Before January, this sequence of events was quite likely, but the ECB’s bond-buying program put a firebreak at each point of the contagion process. If holders of Portuguese bonds are alarmed by a future Greek default, the ECB will simply increase its bond buying; with no limit to its buying power, it will easily overwhelm any selling pressure.

If savers in Portuguese banks start moving their money to Germany, the ECB will recycle these euros back to Portugal through interbank deposits. Again, there is no limit to how much money the ECB can recycle, provided Portuguese banks remain solvent – which they will, so long as the ECB continues to buy Portuguese government bonds.

In short, the ECB bond-buying program has transformed the ECB from a passive observer of the euro crisis, paralyzed by the outdated legalistic constraints of the Maastricht Treaty, into a proper lender of last resort. With powers to monetize government debts similar to those exercised by the US Federal Reserve, the Bank of Japan, and the Bank of England, the ECB can now guarantee the eurozone against financial contagion.
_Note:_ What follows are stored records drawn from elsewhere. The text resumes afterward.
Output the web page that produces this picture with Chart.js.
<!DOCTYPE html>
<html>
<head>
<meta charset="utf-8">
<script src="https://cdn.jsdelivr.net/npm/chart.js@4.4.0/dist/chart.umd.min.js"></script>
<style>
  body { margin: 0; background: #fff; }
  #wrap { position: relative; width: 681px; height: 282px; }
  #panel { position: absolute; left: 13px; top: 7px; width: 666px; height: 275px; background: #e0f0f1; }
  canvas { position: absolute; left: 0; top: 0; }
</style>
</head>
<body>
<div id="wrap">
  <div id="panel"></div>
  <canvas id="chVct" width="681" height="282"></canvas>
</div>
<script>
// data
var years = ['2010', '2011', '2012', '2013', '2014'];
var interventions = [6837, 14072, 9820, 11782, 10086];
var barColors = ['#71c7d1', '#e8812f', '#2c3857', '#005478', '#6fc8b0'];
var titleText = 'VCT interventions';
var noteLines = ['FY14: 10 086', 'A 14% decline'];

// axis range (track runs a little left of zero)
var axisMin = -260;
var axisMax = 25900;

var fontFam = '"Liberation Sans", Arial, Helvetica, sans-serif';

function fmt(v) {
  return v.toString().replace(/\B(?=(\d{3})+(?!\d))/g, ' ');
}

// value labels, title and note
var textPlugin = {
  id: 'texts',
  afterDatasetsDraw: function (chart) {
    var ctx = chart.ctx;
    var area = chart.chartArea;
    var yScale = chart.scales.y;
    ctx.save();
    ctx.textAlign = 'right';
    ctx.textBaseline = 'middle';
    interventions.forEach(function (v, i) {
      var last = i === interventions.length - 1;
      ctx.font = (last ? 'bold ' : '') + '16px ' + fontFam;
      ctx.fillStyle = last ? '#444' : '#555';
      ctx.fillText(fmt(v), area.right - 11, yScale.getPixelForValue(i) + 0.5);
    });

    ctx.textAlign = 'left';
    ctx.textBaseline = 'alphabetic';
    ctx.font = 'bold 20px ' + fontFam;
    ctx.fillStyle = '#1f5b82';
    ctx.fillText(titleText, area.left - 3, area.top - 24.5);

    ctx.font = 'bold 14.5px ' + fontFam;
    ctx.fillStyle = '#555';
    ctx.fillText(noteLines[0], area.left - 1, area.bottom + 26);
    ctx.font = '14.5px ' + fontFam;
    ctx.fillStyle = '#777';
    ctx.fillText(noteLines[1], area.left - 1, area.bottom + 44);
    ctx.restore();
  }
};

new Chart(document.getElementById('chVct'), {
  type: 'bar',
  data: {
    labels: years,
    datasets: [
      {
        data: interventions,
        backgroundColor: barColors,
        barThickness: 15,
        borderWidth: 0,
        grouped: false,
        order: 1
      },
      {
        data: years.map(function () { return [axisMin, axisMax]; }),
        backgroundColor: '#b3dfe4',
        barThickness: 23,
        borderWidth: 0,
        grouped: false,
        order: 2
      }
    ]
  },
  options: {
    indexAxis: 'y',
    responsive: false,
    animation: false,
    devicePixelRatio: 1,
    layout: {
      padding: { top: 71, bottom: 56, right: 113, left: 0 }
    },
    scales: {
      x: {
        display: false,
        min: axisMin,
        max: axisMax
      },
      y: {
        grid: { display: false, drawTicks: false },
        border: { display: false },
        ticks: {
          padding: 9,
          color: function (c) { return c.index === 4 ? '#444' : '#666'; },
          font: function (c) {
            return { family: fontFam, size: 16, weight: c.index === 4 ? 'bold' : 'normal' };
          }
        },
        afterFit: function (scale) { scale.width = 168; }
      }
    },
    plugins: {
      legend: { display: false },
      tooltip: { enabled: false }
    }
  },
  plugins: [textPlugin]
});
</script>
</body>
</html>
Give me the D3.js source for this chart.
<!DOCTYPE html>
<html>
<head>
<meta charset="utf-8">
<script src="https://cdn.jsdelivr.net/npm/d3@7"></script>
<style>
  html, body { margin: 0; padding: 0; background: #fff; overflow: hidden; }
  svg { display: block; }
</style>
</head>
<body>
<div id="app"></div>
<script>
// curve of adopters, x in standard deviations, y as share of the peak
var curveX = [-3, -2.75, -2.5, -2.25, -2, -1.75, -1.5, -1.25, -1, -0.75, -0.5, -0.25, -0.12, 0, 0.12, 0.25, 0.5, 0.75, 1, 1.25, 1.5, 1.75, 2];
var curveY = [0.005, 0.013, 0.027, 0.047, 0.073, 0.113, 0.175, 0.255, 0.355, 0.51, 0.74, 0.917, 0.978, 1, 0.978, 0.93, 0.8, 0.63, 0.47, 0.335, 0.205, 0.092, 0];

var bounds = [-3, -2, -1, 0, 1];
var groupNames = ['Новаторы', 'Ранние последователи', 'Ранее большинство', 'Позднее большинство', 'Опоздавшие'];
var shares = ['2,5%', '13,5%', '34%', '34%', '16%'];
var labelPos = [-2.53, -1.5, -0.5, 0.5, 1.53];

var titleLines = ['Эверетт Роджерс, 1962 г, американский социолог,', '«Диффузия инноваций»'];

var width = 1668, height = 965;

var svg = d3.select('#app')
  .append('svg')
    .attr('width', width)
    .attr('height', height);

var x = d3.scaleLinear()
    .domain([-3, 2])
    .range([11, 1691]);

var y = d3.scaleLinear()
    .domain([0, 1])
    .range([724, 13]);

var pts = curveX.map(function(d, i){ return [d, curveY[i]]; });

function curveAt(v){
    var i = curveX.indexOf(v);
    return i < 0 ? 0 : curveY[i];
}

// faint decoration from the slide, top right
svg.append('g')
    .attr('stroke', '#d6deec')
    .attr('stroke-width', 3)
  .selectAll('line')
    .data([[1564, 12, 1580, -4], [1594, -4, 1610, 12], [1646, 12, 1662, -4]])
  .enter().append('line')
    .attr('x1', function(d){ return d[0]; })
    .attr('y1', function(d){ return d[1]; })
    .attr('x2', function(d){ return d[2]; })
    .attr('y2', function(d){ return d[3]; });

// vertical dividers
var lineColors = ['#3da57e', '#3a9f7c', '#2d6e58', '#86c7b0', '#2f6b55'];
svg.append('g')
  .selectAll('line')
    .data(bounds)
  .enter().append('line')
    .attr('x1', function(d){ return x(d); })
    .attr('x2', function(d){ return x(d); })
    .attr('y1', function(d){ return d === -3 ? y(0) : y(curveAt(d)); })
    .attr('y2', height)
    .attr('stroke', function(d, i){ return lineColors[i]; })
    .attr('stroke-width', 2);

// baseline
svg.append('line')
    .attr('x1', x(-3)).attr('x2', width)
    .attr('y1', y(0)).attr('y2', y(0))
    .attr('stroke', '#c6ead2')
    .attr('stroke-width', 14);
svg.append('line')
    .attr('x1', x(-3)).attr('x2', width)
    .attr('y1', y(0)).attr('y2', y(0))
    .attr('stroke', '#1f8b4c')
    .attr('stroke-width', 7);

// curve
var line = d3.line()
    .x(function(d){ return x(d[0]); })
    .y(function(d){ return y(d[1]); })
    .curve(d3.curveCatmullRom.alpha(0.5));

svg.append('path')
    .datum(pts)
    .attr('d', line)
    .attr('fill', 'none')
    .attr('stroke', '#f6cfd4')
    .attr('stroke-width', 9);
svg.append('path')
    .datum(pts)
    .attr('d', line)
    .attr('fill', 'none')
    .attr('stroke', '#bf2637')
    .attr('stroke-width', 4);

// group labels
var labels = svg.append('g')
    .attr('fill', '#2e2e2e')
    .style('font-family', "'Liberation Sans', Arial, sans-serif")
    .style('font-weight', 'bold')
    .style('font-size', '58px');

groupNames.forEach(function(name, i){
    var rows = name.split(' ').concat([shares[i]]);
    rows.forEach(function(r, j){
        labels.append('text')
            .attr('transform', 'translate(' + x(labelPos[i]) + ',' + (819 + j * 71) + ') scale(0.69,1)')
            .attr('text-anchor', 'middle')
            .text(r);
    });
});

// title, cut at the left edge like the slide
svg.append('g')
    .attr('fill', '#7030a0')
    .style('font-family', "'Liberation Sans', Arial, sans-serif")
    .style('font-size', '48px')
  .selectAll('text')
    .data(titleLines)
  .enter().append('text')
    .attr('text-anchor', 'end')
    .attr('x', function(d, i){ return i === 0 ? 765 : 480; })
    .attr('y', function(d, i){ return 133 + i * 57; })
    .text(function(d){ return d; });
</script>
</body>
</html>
Unfortunately for Greece, this has been lost on the Tsipras government. Greek politicians who still see the threat of financial contagion as their trump card should note the coincidence of the Greek election and the ECB’s bond-buying program and draw the obvious conclusion. The ECB’s new policy was designed to protect the euro from the consequences of a Greek exit or default.

The latest Greek negotiating strategy is to demand a ransom to desist threatening suicide. Such blackmail might work for a suicide bomber. But Greece is just holding a gun to its own head – and Europe does not need to care very much if it pulls the trigger.